In seinem Buch "Der taumelnde Kontinent. Europa 1900-1914" nimmt der Historiker Philipp Blom, der auf Harris und Morel verweist, den Kongo als besonders grausames Beispiel für die Kolonialzeit. Von 1885 bis 1908 befand sich das Gebiet der heutigen Demokratischen Republik Kongo in Zentralafrika im Privatbesitz von Leopold II., des Königs der Belgier. Dann wurde es an den belgischen Staat übergeben. Kurz zuvor wurden die Vorteile von Gummireifen entdeckt - und die weltweite Nachfrage nach Kautschuk stieg enorm. Leopold II. erkannte das Potenzial seiner Kolonie, die reich an Kautschukpflanzen war. Um so viel Rohstoff wie möglich zu gewinnen, wurden zehntausende Einwohner auf den Plantagen eingesetzt. Und da sie dabei nicht in Handschellen arbeiten konnten, wurden ihre Frauen und Kinder als Geiseln genommen. Widerstand wurde mit Strafexpeditionen geahndet, ganze Dörfer wurden verbrannt, Menschen wahllos ermordet.
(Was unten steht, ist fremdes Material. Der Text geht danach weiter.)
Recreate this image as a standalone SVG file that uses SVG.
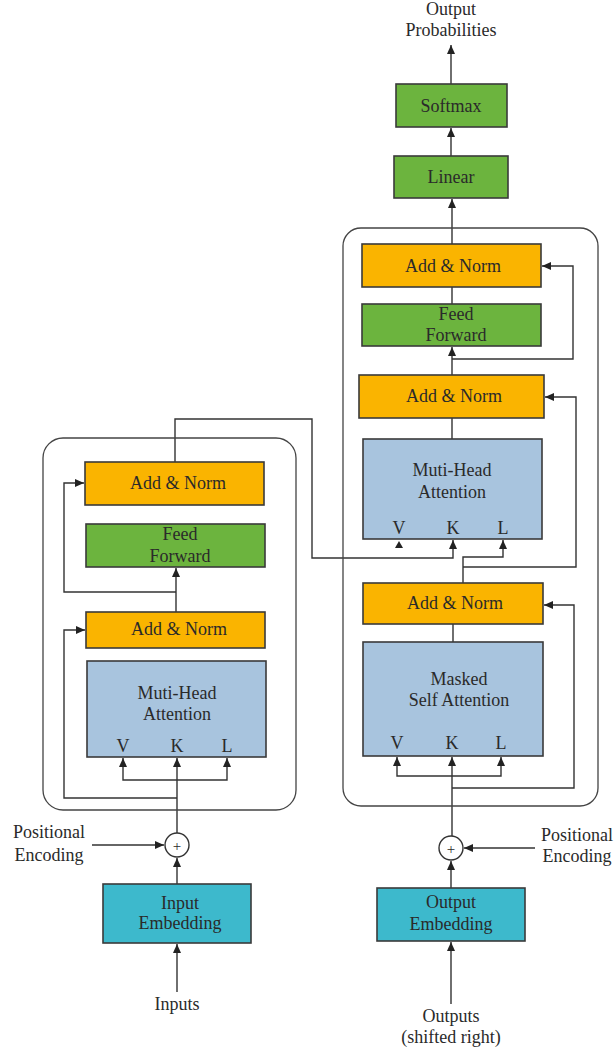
<svg xmlns="http://www.w3.org/2000/svg" width="615" height="1054" viewBox="0 0 615 1054">
<defs>
<marker id="ah" markerUnits="userSpaceOnUse" markerWidth="10" markerHeight="8" refX="9" refY="4" orient="auto">
<path d="M0,0 L9,4 L0,8 Z" fill="#222"/>
</marker>
<style>
.box{stroke:#3a3a3a;stroke-width:1.6}
.orange{fill:#FAB400}
.green{fill:#6CB43E}
.blue{fill:#A8C4DE}
.cyan{fill:#3DB9CC}
.frame{fill:none;stroke:#444;stroke-width:1.3}
.t{font-family:'Liberation Serif','DejaVu Serif',serif;font-size:18px;fill:#2a2a2a;text-anchor:middle}
.c{fill:none;stroke:#333;stroke-width:1.4}
.a{marker-end:url(#ah)}
</style>
</defs>

<g id="connectors">
<path class="c a" d="M177,992 V944"/>
<path class="c a" d="M177,884 V858"/>
<path class="c a" d="M92,845 H164"/>
<path class="c a" d="M177,833 V758"/>
<path class="c a" d="M177,780 H123 V758"/>
<path class="c a" d="M177,780 H227 V758"/>
<path class="c a" d="M177,798 H64 V630 H85"/>
<path class="c a" d="M176,612 V568"/>
<path class="c a" d="M176,592 H64 V483 H84"/>
<path class="c a" d="M175,462 V419 H312 V558 H453 V540"/>
<path class="c a" d="M451,1004 V942"/>
<path class="c a" d="M451,888 V861"/>
<path class="c a" d="M535,848 H464"/>
<path class="c a" d="M452,836 V757"/>
<path class="c a" d="M452,776 H397 V757"/>
<path class="c a" d="M452,776 H501 V757"/>
<path class="c a" d="M452,788 H574 V605 H544"/>
<path class="c" d="M453,642 V624"/>
<path class="c a" d="M463,583 V557 H503 V540"/>
<path class="c a" d="M463,567 H576 V397 H545"/>
<path d="M395,548 L399,541 L403,548 Z" fill="#222"/>
<path class="c" d="M452,439 V418"/>
<path class="c a" d="M452,375 V347"/>
<path class="c a" d="M452,359 H573 V266 H542"/>
<path class="c" d="M452,304 V287"/>
<path class="c a" d="M452,244 V199"/>
<path class="c a" d="M451,156 V128"/>
<path class="c a" d="M451,84 V45"/>
</g>

<g id="encoder-frame"><rect class="frame" x="43" y="438" width="253" height="372" rx="20"/></g>
<g id="decoder-frame"><rect class="frame" x="343" y="228" width="255" height="578" rx="18"/></g>

<g id="enc-addnorm-top"><rect class="box orange" x="85" y="462" width="179" height="43"/><text class="t" x="178" y="489">Add &amp; Norm</text></g>
<g id="enc-ff"><rect class="box green" x="86" y="524" width="179" height="43"/><text class="t" x="180" y="540">Feed</text><text class="t" x="180" y="562">Forward</text></g>
<g id="enc-addnorm-low"><rect class="box orange" x="86" y="612" width="179" height="36"/><text class="t" x="179" y="635">Add &amp; Norm</text></g>
<g id="enc-mha"><rect class="box blue" x="87" y="661" width="179" height="96"/><text class="t" x="177" y="699">Muti-Head</text><text class="t" x="177" y="720">Attention</text><text class="t" x="123" y="752">V</text><text class="t" x="177" y="752">K</text><text class="t" x="227" y="752">L</text></g>
<g id="enc-plus"><circle cx="177" cy="845" r="12" fill="#fff" stroke="#333" stroke-width="1.4"/><text class="t" x="177" y="851" style="font-size:15px">+</text></g>
<g id="enc-pos"><text class="t" x="49" y="838">Positional</text><text class="t" x="49" y="861">Encoding</text></g>
<g id="enc-emb"><rect class="box cyan" x="103" y="884" width="148" height="59"/><text class="t" x="180" y="909">Input</text><text class="t" x="180" y="929">Embedding</text></g>
<g id="inputs"><text class="t" x="177" y="1010">Inputs</text></g>

<g id="output-prob"><text class="t" x="451" y="15">Output</text><text class="t" x="451" y="36">Probabilities</text></g>
<g id="softmax"><rect class="box green" x="396" y="84" width="111" height="43"/><text class="t" x="451" y="112">Softmax</text></g>
<g id="linear"><rect class="box green" x="394" y="156" width="114" height="42"/><text class="t" x="451" y="183">Linear</text></g>
<g id="dec-addnorm-top"><rect class="box orange" x="362" y="244" width="179" height="43"/><text class="t" x="453" y="272">Add &amp; Norm</text></g>
<g id="dec-ff"><rect class="box green" x="362" y="304" width="179" height="42"/><text class="t" x="456" y="320">Feed</text><text class="t" x="456" y="341">Forward</text></g>
<g id="dec-addnorm-mid"><rect class="box orange" x="359" y="375" width="185" height="43"/><text class="t" x="454" y="402">Add &amp; Norm</text></g>
<g id="dec-mha"><rect class="box blue" x="363" y="439" width="179" height="100"/><text class="t" x="452" y="476">Muti-Head</text><text class="t" x="452" y="498">Attention</text><text class="t" x="399" y="534">V</text><text class="t" x="453" y="534">K</text><text class="t" x="503" y="534">L</text></g>
<g id="dec-addnorm-low"><rect class="box orange" x="363" y="583" width="180" height="41"/><text class="t" x="455" y="609">Add &amp; Norm</text></g>
<g id="dec-msa"><rect class="box blue" x="363" y="642" width="180" height="114"/><text class="t" x="459" y="685">Masked</text><text class="t" x="459" y="706">Self Attention</text><text class="t" x="397" y="749">V</text><text class="t" x="452" y="749">K</text><text class="t" x="501" y="749">L</text></g>
<g id="dec-plus"><circle cx="451" cy="848" r="12" fill="#fff" stroke="#333" stroke-width="1.4"/><text class="t" x="451" y="854" style="font-size:15px">+</text></g>
<g id="dec-pos"><text class="t" x="577" y="841">Positional</text><text class="t" x="577" y="862">Encoding</text></g>
<g id="dec-emb"><rect class="box cyan" x="377" y="888" width="148" height="53"/><text class="t" x="451" y="908">Output</text><text class="t" x="451" y="930">Embedding</text></g>
<g id="outputs"><text class="t" x="451" y="1022">Outputs</text><text class="t" x="451" y="1043">(shifted right)</text></g>
</svg>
Als Beweis für die erfolgreiche Durchführung diese Aktionen hatten die afrikanischen Söldner den belgischen Offizieren die abgehackten Hände der Opfer zu überbringen. Millionen Menschen wurden unter Leopold II. verstümmelt, ermordet oder starben auf den Plantagen. Der König wurde reich und ließ in Belgien Prunkbauten errichten.

Spätes Bedauern

Bis 1960 gehörte der Kongo zum belgischen Kolonialreich, und lange Zeit waren dessen Grausamkeiten kein Thema für die breite Öffentlichkeit. Stattdessen wurden die Belgier als "Bringer der Zivilisation" dargestellt. Eine Aufarbeitung der Geschichte ließ auf sich warten; einer ihrer Höhepunkte war der 60. Jahrestag der Erlangung der Unabhängigkeit des Kongo. Damals entschuldigte sich König Philippe, der nun einen mehrtägigen Besuch in der Demokratischen Republik Kongo begonnen hatte, für die "Gewalttaten und Grausamkeiten" seiner Vorfahren. In einem Brief an den kongolesischen Präsidenten Felix Tshisekedi drückte er sein "tiefstes Bedauern über die Wunden der Vergangenheit" aus. Der Schmerz durch die Verbrechen der Kolonialzeit "wird heute durch die Diskriminierung wiederbelebt, die in unseren Gesellschaften immer noch allzu präsent ist", schrieb der Monarch, dessen Ururgroßvater der Bruder Leopolds II. war.

2020 war gleichzeitig das Jahr der weltweiten Antirassismus-Proteste nach dem gewaltsamen Tod des US-Amerikaners George Floyd. Auch diese befeuerten die Debatte um die Vergangenheit Belgiens und die Dekolonisierung. Demonstranten beschädigten wiederholt Statuen Leopolds II. Einige Gemeinden und Universitäten haben die Denkmäler bereits entfernt.

Nun reiste König Philippe erstmals - und nach zweimaliger Verschiebung, unter anderem wegen der Corona-Pandemie - in die Demokratische Republik Kongo, gemeinsam mit seiner Frau Königin Mathilde, dem belgischen Premier Alexander de Croo und weiteren Kabinettsmitgliedern. Am Dienstag traf die Delegation Präsident Tshisekedi in Kinshasa. Zuletzt hatte Philippes Vater Albert II. im Jahr 2010 die ehemalige Kolonie besucht.

Bei den aktuellen Gesprächen spielt die Vergangenheit ebenfalls eine Rolle. So will die belgische Regierung der Demokratischen Republik Kongo Tausende von kulturellen Objekten zurückgeben, die während der Kolonialzeit aus dem Land geschafft wurden. Dafür wurde eine Dauer von mehreren Jahren veranschlagt.